**INSTRUCTIONS TO FOLLOW:**
Using the records that follow, reproduce exactly the lines starting at the line containing "Convert this chart" and ending at the line containing "import * as". Include both end lines and no pictures.

# Start of SUPPLIED INFORMATION

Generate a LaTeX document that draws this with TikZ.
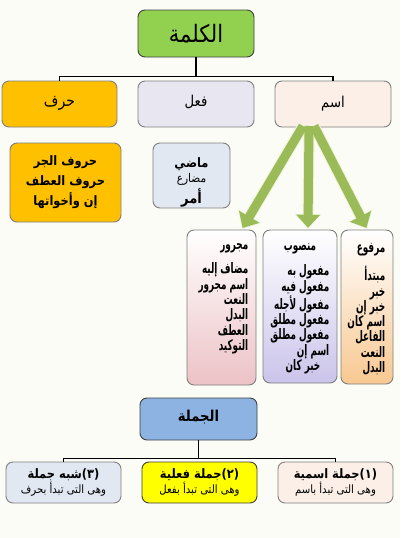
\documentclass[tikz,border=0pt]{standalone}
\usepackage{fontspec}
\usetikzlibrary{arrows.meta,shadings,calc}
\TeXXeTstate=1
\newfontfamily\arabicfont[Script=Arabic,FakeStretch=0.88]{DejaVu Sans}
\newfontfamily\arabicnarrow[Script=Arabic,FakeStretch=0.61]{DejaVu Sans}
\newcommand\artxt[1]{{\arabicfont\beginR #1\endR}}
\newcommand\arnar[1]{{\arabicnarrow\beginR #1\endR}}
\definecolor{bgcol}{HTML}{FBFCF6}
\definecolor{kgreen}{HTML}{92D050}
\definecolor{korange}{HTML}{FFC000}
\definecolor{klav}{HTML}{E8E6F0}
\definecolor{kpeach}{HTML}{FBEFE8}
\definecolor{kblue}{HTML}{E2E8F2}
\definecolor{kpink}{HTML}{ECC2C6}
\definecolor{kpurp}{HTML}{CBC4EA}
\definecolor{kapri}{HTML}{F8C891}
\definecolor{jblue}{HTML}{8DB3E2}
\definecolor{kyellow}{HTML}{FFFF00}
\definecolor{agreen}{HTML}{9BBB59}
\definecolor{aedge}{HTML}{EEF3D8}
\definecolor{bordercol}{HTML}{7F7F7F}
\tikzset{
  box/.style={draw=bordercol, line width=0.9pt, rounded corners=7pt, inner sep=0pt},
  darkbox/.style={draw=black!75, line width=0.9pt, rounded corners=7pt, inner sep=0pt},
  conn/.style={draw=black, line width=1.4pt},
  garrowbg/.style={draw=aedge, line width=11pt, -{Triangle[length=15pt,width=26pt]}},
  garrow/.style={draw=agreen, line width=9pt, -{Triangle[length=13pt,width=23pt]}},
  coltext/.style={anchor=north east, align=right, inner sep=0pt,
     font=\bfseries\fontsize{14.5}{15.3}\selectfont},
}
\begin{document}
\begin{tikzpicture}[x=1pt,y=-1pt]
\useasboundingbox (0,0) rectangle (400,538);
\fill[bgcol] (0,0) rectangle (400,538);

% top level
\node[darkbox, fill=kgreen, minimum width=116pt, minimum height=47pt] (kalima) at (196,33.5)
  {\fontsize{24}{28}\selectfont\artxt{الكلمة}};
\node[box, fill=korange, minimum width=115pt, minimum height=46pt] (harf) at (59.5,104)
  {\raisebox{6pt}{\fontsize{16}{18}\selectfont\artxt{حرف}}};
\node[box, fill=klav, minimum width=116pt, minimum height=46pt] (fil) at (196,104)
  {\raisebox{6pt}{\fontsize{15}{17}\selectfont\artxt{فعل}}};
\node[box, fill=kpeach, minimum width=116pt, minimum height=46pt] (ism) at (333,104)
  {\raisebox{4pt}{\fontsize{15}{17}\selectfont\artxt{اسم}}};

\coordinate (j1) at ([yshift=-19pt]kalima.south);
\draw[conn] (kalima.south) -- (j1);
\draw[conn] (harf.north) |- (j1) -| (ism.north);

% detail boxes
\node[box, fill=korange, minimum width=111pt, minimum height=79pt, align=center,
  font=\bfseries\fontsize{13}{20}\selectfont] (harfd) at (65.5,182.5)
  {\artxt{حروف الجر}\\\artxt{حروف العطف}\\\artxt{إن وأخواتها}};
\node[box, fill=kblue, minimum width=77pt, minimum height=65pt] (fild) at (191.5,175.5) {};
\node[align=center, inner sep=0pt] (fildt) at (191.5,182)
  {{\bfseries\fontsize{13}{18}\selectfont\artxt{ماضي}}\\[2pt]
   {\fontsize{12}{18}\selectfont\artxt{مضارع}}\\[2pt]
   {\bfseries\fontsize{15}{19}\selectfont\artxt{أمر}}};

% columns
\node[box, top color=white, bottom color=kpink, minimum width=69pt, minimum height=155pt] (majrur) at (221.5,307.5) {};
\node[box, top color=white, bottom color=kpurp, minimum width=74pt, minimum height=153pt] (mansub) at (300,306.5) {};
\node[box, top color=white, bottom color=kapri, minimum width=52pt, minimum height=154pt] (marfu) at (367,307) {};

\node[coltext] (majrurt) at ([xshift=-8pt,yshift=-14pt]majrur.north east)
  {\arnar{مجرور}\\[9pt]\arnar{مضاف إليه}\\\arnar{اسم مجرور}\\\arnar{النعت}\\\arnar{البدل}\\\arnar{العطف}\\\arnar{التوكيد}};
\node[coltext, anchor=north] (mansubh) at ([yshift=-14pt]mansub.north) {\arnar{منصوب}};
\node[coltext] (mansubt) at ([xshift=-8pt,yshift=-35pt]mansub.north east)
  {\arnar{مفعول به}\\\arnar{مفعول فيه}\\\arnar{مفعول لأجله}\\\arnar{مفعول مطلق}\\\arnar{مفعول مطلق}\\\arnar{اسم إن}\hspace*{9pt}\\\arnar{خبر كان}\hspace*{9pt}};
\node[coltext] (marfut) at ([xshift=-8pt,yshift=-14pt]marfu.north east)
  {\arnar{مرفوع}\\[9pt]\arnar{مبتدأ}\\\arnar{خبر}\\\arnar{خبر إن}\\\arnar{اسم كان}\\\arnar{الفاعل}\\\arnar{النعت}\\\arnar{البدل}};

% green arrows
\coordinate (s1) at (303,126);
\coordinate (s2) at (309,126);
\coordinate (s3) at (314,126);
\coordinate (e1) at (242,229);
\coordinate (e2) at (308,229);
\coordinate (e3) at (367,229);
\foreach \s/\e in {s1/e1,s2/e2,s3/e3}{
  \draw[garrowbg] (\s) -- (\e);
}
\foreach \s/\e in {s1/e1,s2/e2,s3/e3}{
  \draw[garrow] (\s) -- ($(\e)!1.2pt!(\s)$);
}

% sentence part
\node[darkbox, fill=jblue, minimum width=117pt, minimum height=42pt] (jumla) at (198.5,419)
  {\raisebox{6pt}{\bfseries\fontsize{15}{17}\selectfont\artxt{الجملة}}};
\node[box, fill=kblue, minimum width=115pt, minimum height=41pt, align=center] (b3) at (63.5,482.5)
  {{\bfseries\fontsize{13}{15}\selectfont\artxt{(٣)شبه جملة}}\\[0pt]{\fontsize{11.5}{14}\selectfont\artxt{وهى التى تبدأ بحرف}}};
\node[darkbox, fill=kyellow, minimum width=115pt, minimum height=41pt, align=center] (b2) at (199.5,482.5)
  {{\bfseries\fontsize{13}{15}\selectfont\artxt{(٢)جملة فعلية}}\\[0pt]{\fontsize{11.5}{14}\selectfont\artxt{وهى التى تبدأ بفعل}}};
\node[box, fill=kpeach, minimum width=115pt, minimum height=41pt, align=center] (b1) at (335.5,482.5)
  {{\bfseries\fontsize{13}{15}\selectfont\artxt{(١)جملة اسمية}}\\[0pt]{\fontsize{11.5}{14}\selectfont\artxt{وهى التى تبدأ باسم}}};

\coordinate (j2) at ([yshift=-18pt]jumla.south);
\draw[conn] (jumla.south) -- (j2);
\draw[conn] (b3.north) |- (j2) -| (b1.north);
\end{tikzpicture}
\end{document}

# End of SUPPLIED INFORMATION
# Start of SUPPLIED INFORMATION

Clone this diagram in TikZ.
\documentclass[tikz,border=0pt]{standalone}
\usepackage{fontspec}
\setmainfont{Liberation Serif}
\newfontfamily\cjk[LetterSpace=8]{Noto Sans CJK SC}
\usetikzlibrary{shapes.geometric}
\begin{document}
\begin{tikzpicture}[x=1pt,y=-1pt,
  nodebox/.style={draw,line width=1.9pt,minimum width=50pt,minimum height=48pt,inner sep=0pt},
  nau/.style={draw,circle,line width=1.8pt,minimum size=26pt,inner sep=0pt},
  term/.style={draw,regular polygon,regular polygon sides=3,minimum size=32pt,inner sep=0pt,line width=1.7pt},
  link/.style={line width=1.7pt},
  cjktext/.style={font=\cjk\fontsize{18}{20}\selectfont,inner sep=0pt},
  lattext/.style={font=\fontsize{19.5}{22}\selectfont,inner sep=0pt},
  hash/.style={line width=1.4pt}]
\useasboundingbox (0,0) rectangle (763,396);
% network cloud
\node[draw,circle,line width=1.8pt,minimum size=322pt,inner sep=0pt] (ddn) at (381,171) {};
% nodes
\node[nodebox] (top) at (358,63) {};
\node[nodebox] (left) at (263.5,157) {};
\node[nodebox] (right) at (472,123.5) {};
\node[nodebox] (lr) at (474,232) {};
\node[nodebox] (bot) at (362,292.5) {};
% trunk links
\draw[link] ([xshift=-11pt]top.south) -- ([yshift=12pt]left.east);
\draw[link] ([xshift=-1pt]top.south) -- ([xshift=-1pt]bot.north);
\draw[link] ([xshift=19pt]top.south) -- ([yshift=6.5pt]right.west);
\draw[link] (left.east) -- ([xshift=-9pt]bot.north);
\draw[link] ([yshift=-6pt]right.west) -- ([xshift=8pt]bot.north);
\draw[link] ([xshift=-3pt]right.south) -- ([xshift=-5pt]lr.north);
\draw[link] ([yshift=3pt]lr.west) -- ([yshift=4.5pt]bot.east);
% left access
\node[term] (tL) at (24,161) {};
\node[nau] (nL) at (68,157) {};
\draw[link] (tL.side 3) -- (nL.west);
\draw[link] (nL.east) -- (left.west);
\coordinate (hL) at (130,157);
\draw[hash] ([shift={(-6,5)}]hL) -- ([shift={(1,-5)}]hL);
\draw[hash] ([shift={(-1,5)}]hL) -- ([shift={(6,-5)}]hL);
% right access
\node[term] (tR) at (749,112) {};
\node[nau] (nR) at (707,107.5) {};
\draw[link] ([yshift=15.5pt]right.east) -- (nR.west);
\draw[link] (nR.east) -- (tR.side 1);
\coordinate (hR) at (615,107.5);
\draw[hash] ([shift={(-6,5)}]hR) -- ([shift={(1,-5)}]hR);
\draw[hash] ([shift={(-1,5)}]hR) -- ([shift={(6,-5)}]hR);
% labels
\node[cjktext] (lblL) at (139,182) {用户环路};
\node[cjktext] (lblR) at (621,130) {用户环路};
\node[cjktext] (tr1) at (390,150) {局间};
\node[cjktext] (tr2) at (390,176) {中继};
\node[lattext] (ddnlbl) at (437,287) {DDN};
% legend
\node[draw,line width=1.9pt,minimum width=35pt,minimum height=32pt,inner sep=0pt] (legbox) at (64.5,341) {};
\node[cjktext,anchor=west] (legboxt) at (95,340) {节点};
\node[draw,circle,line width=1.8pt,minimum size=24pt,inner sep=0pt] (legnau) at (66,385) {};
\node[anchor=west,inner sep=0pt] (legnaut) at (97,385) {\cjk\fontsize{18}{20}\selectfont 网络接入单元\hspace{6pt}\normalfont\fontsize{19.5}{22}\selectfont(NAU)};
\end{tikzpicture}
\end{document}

# End of SUPPLIED INFORMATION
# Start of SUPPLIED INFORMATION

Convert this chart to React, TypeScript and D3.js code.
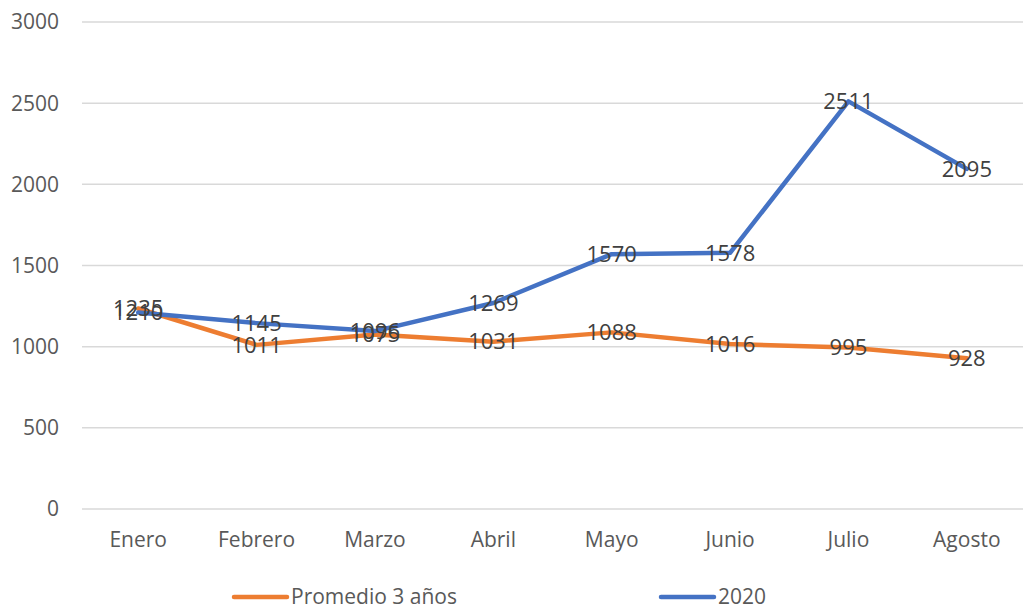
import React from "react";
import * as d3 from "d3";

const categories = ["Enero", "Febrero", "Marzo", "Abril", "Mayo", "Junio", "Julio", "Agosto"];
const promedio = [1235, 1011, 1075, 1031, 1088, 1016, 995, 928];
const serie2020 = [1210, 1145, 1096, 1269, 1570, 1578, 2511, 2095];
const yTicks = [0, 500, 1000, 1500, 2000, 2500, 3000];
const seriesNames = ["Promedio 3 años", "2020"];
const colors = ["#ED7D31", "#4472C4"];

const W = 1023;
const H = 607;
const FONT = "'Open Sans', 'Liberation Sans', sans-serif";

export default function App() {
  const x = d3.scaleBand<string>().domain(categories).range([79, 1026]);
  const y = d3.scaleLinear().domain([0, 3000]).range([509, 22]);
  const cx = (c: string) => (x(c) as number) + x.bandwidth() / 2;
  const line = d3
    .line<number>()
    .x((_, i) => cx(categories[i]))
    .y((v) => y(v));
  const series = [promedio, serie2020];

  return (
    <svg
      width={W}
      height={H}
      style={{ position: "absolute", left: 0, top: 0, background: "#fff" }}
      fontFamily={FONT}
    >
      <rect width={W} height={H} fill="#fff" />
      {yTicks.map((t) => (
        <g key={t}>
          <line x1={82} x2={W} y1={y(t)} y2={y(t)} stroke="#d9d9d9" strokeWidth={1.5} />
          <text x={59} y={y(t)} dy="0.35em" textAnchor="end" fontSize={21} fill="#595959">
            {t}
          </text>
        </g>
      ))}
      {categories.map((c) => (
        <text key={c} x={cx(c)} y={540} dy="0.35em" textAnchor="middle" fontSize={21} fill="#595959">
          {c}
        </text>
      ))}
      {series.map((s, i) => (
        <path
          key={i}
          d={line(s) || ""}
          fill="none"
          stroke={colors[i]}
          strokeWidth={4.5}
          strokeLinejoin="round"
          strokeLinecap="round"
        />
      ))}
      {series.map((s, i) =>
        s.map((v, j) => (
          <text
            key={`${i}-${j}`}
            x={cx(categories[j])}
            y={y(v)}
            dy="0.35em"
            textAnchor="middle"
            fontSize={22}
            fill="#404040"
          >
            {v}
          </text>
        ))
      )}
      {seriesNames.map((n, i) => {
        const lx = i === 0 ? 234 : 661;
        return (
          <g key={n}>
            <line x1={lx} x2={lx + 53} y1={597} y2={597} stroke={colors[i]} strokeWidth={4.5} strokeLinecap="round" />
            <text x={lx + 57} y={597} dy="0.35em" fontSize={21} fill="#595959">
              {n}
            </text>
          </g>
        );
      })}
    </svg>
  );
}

# End of SUPPLIED INFORMATION

**TASK SOLUTION:**
Convert this chart to React, TypeScript and D3.js code.
import React from "react";
import * as d3 from "d3";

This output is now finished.